I have a hard drive that's part of a Linux software raid5 array. SMART has reported that its multi_zone_error_rate was 0, then 1, then 3. So I figured I better start backing up more frequently and prepare to replace the drive. Now, today, the multi_zone_error_rate of that very same drive is back down to 1. It seems that 2 errors unhappened while I wasn't looking.
I've also seen simliar behaviour by inspecting the syslog on the server.
Jun 7 21:01:17 FS1 smartd[25593]: Device: /dev/sdc, SMART Usage Attribute: 7 Seek_Error_Rate changed from 200 to 100
Jun 7 21:01:17 FS1 smartd[25593]: Device: /dev/sde, SMART Usage Attribute: 7 Seek_Error_Rate changed from 200 to 100
Jun 7 21:01:18 FS1 smartd[25593]: Device: /dev/sdg, SMART Usage Attribute: 7 Seek_Error_Rate changed from 200 to 100
Jun 8 02:31:18 FS1 smartd[25593]: Device: /dev/sdg, SMART Usage Attribute: 7 Seek_Error_Rate changed from 100 to 200
Jun 8 03:01:17 FS1 smartd[25593]: Device: /dev/sdc, SMART Usage Attribute: 7 Seek_Error_Rate changed from 100 to 200
Jun 8 03:01:17 FS1 smartd[25593]: Device: /dev/sde, SMART Usage Attribute: 7 Seek_Error_Rate changed from 100 to 200
These are raw values, not the human-useful values that smartctl -a
produces, but the behaviour is similar: error rates changing, then undoing the change. None of these are the drive that had the multi_zone weirdness. I haven't seen any problems from the RAID; its most recent scrub ( < 24 hours ago) came back totally clean. These are the only SMART values behaving strangely.
The only thing I can think of is that the SMART reporting circuitry on the drive isn't working properly all the time. The cables are in tight on the drive and board. What's going on here?
As the measure is called as a rate, it may be that it is expected to go down over time if no further errors occur. You'll need to check the drive's documentation to be sure.

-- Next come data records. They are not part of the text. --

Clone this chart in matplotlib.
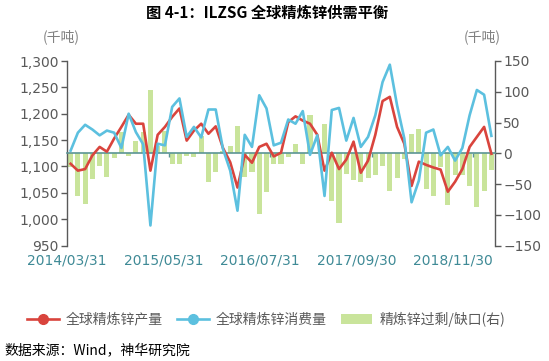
import matplotlib
matplotlib.use('Agg')
import matplotlib.pyplot as plt
import numpy as np
from matplotlib.lines import Line2D
from matplotlib.patches import Patch
from matplotlib.ticker import FuncFormatter

# ---------------- data ----------------
months = []
y, m = 2014, 3
for _ in range(59):
    months.append(f"{y}/{m:02d}")
    m += 1
    if m > 12:
        m = 1
        y += 1

production = [1105, 1092, 1095, 1121, 1137, 1128, 1153, 1175, 1198, 1181,
              1181, 1092, 1160, 1175, 1194, 1210, 1149, 1168, 1181, 1162,
              1176, 1135, 1108, 1060, 1122, 1107, 1137, 1143, 1119, 1126,
              1184, 1195, 1187, 1181, 1160, 1092, 1126, 1095, 1113, 1147,
              1088, 1111, 1160, 1224, 1232, 1175, 1143, 1063, 1109, 1103,
              1098, 1094, 1052, 1071, 1095, 1137, 1156, 1175, 1124]

consumption = [1130, 1164, 1179, 1170, 1159, 1168, 1164, 1135, 1200, 1165,
               1142, 988, 1143, 1140, 1213, 1229, 1156, 1175, 1155, 1208,
               1208, 1133, 1092, 1016, 1160, 1137, 1235, 1210, 1140, 1145,
               1189, 1181, 1205, 1122, 1159, 1044, 1207, 1211, 1149, 1192,
               1137, 1156, 1197, 1260, 1293, 1216, 1153, 1032, 1073, 1164,
               1170, 1121, 1137, 1111, 1135, 1197, 1245, 1236, 1158]

surplus = [-22, -70, -82, -42, -20, -39, -8, 35, -5, 20,
           35, 103, 12, 36, -17, -17, -5, -6, 28, -46,
           -30, 3, 12, 45, -38, -31, -99, -63, -18, -17,
           -6, 15, -17, 62, 2, 48, -77, -113, -34, -43,
           -47, -40, -35, -20, -62, -41, -10, 32, 40, -58,
           -70, -22, -84, -36, -36, -54, -87, -62, -28]

xtick_labels = ["2014/03/31", "2015/05/31", "2016/07/31", "2017/09/30", "2018/11/30"]
left_ticks = list(range(950, 1301, 50))
right_ticks = list(range(-150, 151, 50))

# ---------------- style ----------------
RED = '#d9443d'
BLUE = '#5cc0df'
GREEN = '#c9e49b'
GREY = '#595959'
TEAL = '#5b9594'
XLAB = '#3f8a96'
CJK = ['Noto Sans CJK SC', 'DejaVu Sans']

fig = plt.figure(figsize=(5.49, 3.61), dpi=100)
W, H = 549, 361
ax = fig.add_axes([67 / W, 1 - 245.5 / H, (495 - 67) / W, 184.5 / H])
ax2 = ax.twinx()
ax.set_zorder(ax2.get_zorder() + 1)
ax.patch.set_visible(False)

n = len(months)
x = np.arange(n)
ax2.bar(x, surplus, width=0.7, color=GREEN, zorder=1)
ax.plot(x, production, color=RED, lw=1.9, zorder=3)
ax.plot(x, consumption, color=BLUE, lw=1.9, zorder=3)

ax.set_xlim(-0.5, n - 0.5)
ax.set_ylim(950, 1300)
ax2.set_ylim(-150, 150)

ax.set_yticks(left_ticks)
ax.yaxis.set_major_formatter(FuncFormatter(lambda v, p: f"{v:,.0f}"))
ax2.set_yticks(right_ticks)

# x labels (positions as drawn in the reference)
label_pos = [-0.5, 12.8, 26.1, 39.4, 52.7]
ax.set_xticks(label_pos)
ax.set_xticklabels(xtick_labels)
ax.tick_params(axis='x', length=0, pad=6, labelsize=10, labelcolor=XLAB)

for a in (ax, ax2):
    for s in ('top', 'bottom'):
        a.spines[s].set_visible(False)
ax.spines['left'].set_visible(False)
ax.spines['right'].set_visible(False)
ax2.spines['left'].set_color(GREY)
ax2.spines['right'].set_color(GREY)
ax2.spines['left'].set_visible(True)
ax2.spines['left'].set_linewidth(1.0)
ax2.spines['right'].set_linewidth(1.0)

ax.tick_params(axis='y', direction='out', length=4, width=1.0, color=GREY,
               labelcolor=GREY, labelsize=10, pad=2)
ax2.tick_params(axis='y', direction='out', length=4, width=1.0, color=GREY,
                labelcolor=GREY, labelsize=10, pad=2)

# zero line with category ticks every 14 months
sec = ax.secondary_xaxis(0.5)
sec.set_alignment('bottom')
sec.spines['bottom'].set_color(TEAL)
sec.spines['bottom'].set_linewidth(1.2)
sec.spines['top'].set_visible(False)
sec.set_xticks([k - 0.5 for k in range(14, n, 14)])
sec.tick_params(axis='x', direction='out', length=3, width=1.0, color=TEAL,
                labelbottom=False, labeltop=False)

# texts
fig.text(267 / W, 1 - 13 / H, "图 4-1：ILZSG 全球精炼锌供需平衡", ha='center', va='center',
         fontsize=11, fontweight='bold', family=CJK, color='black')
fig.text(61 / W, 1 - 37 / H, "(千吨)", ha='center', va='center', fontsize=10,
         family=CJK, color='#808080')
fig.text(482 / W, 1 - 37 / H, "(千吨)", ha='center', va='center', fontsize=10,
         family=CJK, color='#808080')
fig.text(4 / W, 1 - 350 / H, "数据来源：Wind，神华研究院", ha='left', va='center',
         fontsize=10, family=CJK, color='black')

handles = [Line2D([], [], color=RED, lw=1.9, marker='o', markersize=7),
           Line2D([], [], color=BLUE, lw=1.9, marker='o', markersize=7),
           Patch(facecolor=GREEN, edgecolor='none')]
labels = ["全球精炼锌产量", "全球精炼锌消费量", "精炼锌过剩/缺口(右)"]
fig.legend(handles, labels, loc='center', bbox_to_anchor=(266 / W, 1 - 319 / H),
           ncol=3, frameon=False, prop={'family': CJK, 'size': 10},
           handlelength=2.3, handletextpad=0.5, columnspacing=1.0,
           labelcolor=GREY)

fig.savefig('out.png', dpi=100)
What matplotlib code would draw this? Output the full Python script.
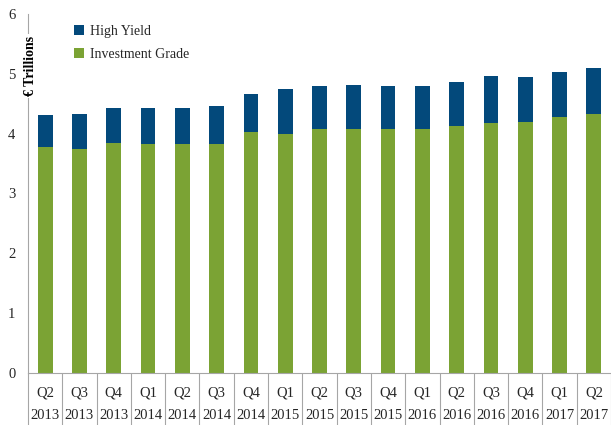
import numpy as np
import matplotlib
matplotlib.use("Agg")
import matplotlib.pyplot as plt

# ==========================================================
# DATA
# ==========================================================

quarters = ["Q2", "Q3", "Q4", "Q1", "Q2", "Q3", "Q4", "Q1", "Q2",
            "Q3", "Q4", "Q1", "Q2", "Q3", "Q4", "Q1", "Q2"]
years = ["2013", "2013", "2013", "2014", "2014", "2014", "2014", "2015", "2015",
         "2015", "2015", "2016", "2016", "2016", "2016", "2017", "2017"]

investment_grade = [3.78, 3.75, 3.85, 3.83, 3.83, 3.83, 4.03, 4.00, 4.07,
                    4.07, 4.07, 4.07, 4.13, 4.18, 4.20, 4.28, 4.33]
totals = [4.32, 4.33, 4.43, 4.43, 4.43, 4.47, 4.67, 4.75, 4.80,
          4.82, 4.80, 4.80, 4.87, 4.97, 4.95, 5.03, 5.10]
high_yield = [t - ig for t, ig in zip(totals, investment_grade)]

# ==========================================================
# STYLE
# ==========================================================

NAVY = "#03497b"
GREEN = "#7ba334"
AXIS = "#a6a6a6"
TXT = "#262626"

plt.rcParams["font.family"] = ["Liberation Serif", "DejaVu Serif"]

fig = plt.figure(figsize=(6.11, 4.25), dpi=100, facecolor="white")
ax = fig.add_axes([28 / 611, 52 / 425, 1 - 28 / 611, 359 / 425])

x = np.arange(len(quarters))
ax.bar(x, investment_grade, width=0.43, color=GREEN, label="Investment Grade", zorder=2)
ax.bar(x, high_yield, width=0.43, bottom=investment_grade, color=NAVY,
       label="High Yield", zorder=2)

ax.set_xlim(-0.5, len(quarters) - 0.5)
ax.set_ylim(0, 6)
ax.set_yticks(range(0, 7))
ax.tick_params(axis="y", length=0, labelsize=10.5, labelcolor=TXT, pad=9)

for s in ["top", "right"]:
    ax.spines[s].set_visible(False)
ax.spines["left"].set_color(AXIS)
ax.spines["bottom"].set_color(AXIS)
ax.spines["left"].set_linewidth(0.8)
ax.spines["bottom"].set_linewidth(0.8)

# category separators as long outward minor ticks
ax.set_xticks(np.arange(-0.5, len(quarters), 1.0), minor=True)
ax.set_xticks([])
ax.tick_params(axis="x", which="minor", length=38, width=0.8, color=AXIS,
               direction="out")

trans = ax.get_xaxis_transform()
for xi, q, yr in zip(x, quarters, years):
    ax.text(xi, -0.055, q, transform=trans, ha="center", va="center",
            fontsize=10.5, color=TXT)
    ax.text(xi, -0.119, yr, transform=trans, ha="center", va="center",
            fontsize=10.5, color=TXT)

# y label sitting on the axis line
ax.text(0.004, 0.855, "€ Trillions", transform=ax.transAxes, rotation=90,
        ha="center", va="center", fontsize=10, fontweight="bold", color="black",
        bbox=dict(facecolor="white", edgecolor="none", pad=1.5), zorder=5)

# legend
handles, labels = ax.get_legend_handles_labels()
leg = ax.legend(handles[::-1], labels[::-1], loc="upper left",
                bbox_to_anchor=(0.058, 1.005), frameon=False, fontsize=10,
                handlelength=0.7, handleheight=0.7, handletextpad=0.4,
                labelspacing=0.75, labelcolor=TXT)

fig.savefig("out.png", dpi=100, facecolor="white")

If the measure is "occurrences over time", rather than an absolute count since a particular time, then it will fall if the errors cease to occur. Perhaps the previous increase was due to localised changes in environmental conditions such as a sudden jump in temperature (unusual weather, failed air conditioning) or an increase in vibration (any work done in the same rack around the time may have caused things to get knocked, or perhaps minor earth tremors if you are in an area affected by them, or perhaps someone has been getting angry and shouting at the server), and that temporary change in conditions since reverted and has not returned.
"error" in SMART reading names does not always imply a permanent and/or unrecoverable error. A seek error could perhaps be due to the drive heads missing their mark due to vibration - in this case the drive's electronics will just re-adjust the position (or leave it to settle) and wait for the disc to spin back around so the target sector is available again. This sort of thing is expected with the very tight timings and precise positioning requirements worked to by modern spinning-disk based drives and small numbers of such errors is not an issue.
It may be that it allocated around the bad sectors and "fixed" the problem. A certain amount of that is perfectly tolerable in a drive.